Above or Below the Fold

On average, when placing ads above the fold, ad viewability increases as these ads remain visible without having to scroll down a page. It might seem like the best option since 100% of the ad appears; however, internet users are notorious for “bouncing,” leaving the ad viewability at only 68%—though this is still an improvement, “above average” and certainly better than below the fold.

With ad placement below the fold, the ad viewability drops to 40%. Therefore, it’s best to consider keeping the design size under 728x90s. There are other ad placement options, too, like sticky ads and pop-ups, but it’s best to talk these options over with your marketing team.


CPM and viewable CPM often get mistaken as the same, but they differ slightly. We often see CPM (cost per mille or cost per thousand impressions) in regard to the cost of an online ad. Let’s say you see ad pricing for $2 CPM. This means you will pay $2 each time the ad is viewed 1,000 times.

CPM plays an important role in calculating how much to spend on advertising and includes all ads showcased on the website. With viewable CPM, only ads that are paid for are active and visible.

Which one is more useful? That comes down to a few things, such as advertising budget. It’s also essential to collect all relevant data on any existing ad campaigns. For instance, what is your average ad campaign click-through rate (CTR), as a percentage?

Your advertising CTR is a critical variable to the metric. Whomever your network supplier is, you need to be clear on where to look for those CTRs to plan other ad campaigns in the future, especially for running ad campaigns based on impressions. Both CPM and vCPM ads are impression campaigns and priced according to impression values.

vCPM Formula

To create an ad campaign using a vCPM plan, say we have the following variables:

  • Ad viewability: 68% (the average for ads placed above the fold)
  • Ad campaign budget: $100,000 (a portion of a company’s advertising budget)
  • CPM: $1.25 per click
  • Total impressions: 25,000,000
  • Viewable impressions: $12,500,000
  • The maximum vCPM bid (another goal): $5.00

For vCPM, there are several formulas. To keep things simple, we will use:

Budget ÷ [(Total Ad Impressions * % of Ad Viewability) ÷1000] = vCPM
You may recall reading earlier that you need the percentage of the visual field. To qualify, 50% or more of the ad must be visible and for more than one second. If we take the variable as outlined above and plug into the formula, it should appear as below:

$100,000 ÷ [(25,000,000 * 0.68) ÷ 1000) = $5.88

The result tells us that each viewable CPM is $5.88 since 68% of the ad is within the visual field for longer than 1 second, as outlined in the IAB standards.

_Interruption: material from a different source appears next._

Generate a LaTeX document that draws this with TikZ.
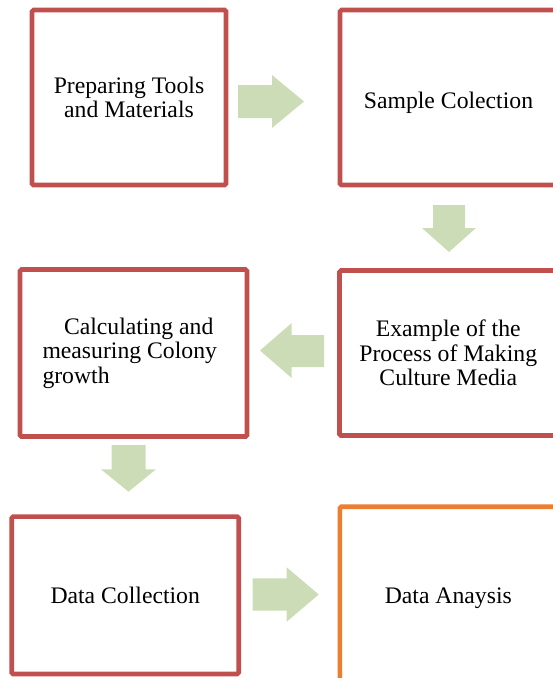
\documentclass[tikz,border=0pt]{standalone}
\usepackage{fontspec}
\setmainfont{Liberation Serif}
\definecolor{boxred}{RGB}{192,80,77}
\definecolor{boxorange}{RGB}{237,125,49}
\definecolor{arrowgreen}{RGB}{204,220,182}
\begin{document}
\begin{tikzpicture}[x=1pt,y=-1pt,
  stepbox/.style={draw=boxred,line width=4.6pt,rounded corners=1.5pt,fill=white,
    inner sep=0pt,font=\fontsize{23.7}{24.5}\selectfont,align=center,text depth=0pt},
  blockarrow/.style={fill=arrowgreen,draw=none}]
\useasboundingbox (0,0) rectangle (553,678);
\clip (0,0) rectangle (553,678);
\node[stepbox,minimum width=194pt,minimum height=175pt] (prep) at (129,97.5) {Preparing Tools\\and Materials};
\node[stepbox,minimum width=217pt,minimum height=175pt,text height=21pt] (sample) at (448.5,97.5) {Sample Colection};
\node[stepbox,minimum width=217.5pt,minimum height=165pt] (media) at (448.25,353) {Example of the\\Process of Making\\Culture Media};
\node[stepbox,minimum width=227pt,minimum height=167pt,text width=182pt,align=flush left,text depth={}] (calc) at (133.5,353) {\hspace*{21.5pt}Calculating and\\measuring Colony\\growth};
\node[stepbox,minimum width=227pt,minimum height=157.3pt] (collect) at (125.2,595.3) {Data Collection};
\node[stepbox,draw=boxorange,minimum width=217pt,minimum height=178.6pt] (analysis) at (448.3,596) {Data Anaysis};
% block arrows
\fill[blockarrow] (238,85) -- (272,85) -- (272,75) -- (304,101.5) -- (272,128) -- (272,118) -- (238,118) -- cycle;
\fill[blockarrow] (433,205) -- (465,205) -- (465,228) -- (476,228) -- (449,252) -- (422,228) -- (433,228) -- cycle;
\fill[blockarrow] (324,335) -- (291.7,335) -- (291.7,323) -- (260,350.5) -- (291.7,378) -- (291.7,367) -- (324,367) -- cycle;
\fill[blockarrow] (111.7,445) -- (145.7,445) -- (145.7,469.3) -- (156,469.3) -- (128.5,491.7) -- (101,469.3) -- (111.7,469.3) -- cycle;
\fill[blockarrow] (252.7,578.3) -- (286.7,578.3) -- (286.7,567.3) -- (318.7,594.5) -- (286.7,621.7) -- (286.7,610.7) -- (252.7,610.7) -- cycle;
\end{tikzpicture}
\end{document}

What Does a High vCPM Mean?

The exercise completed above indicates this investment is slightly over budget for each viewable impression since the average cost per vCPM is $5.00. Therefore, resulting in fewer viewable ad impressions. The goal is to drive the price down, increase the number of visual impressions, and realize a greater return in the end for the dollars invested.

How to Improve vCPM

There are multiple formulas for getting the same result. The most effective way to improve a company’s return is to test numerous variables side-by-side. Conduct a thorough analysis and complete all due diligence necessary before engaging network advertisers about pricing and planning. The goal is to find the best solution for a company’s strategic advertising plan and budget.


It’s essential to evaluate and measure the goals and outcomes relative to the investment cost using the right performance metric. What’s most important to remember when calculating the return on investment for vCPM is the cost variable you are trying to measure.

To make an informed decision using vCPM, analyze running the ads using all the variables needed for a successful campaign.

Of course, there’s always more than one way to measure advertising performance for a positive investment return—identifying the key performance indicators, or KPIs, is just one way to strategize an ad campaign. Make sure to gather all critical data to include in the metric for the best outcome.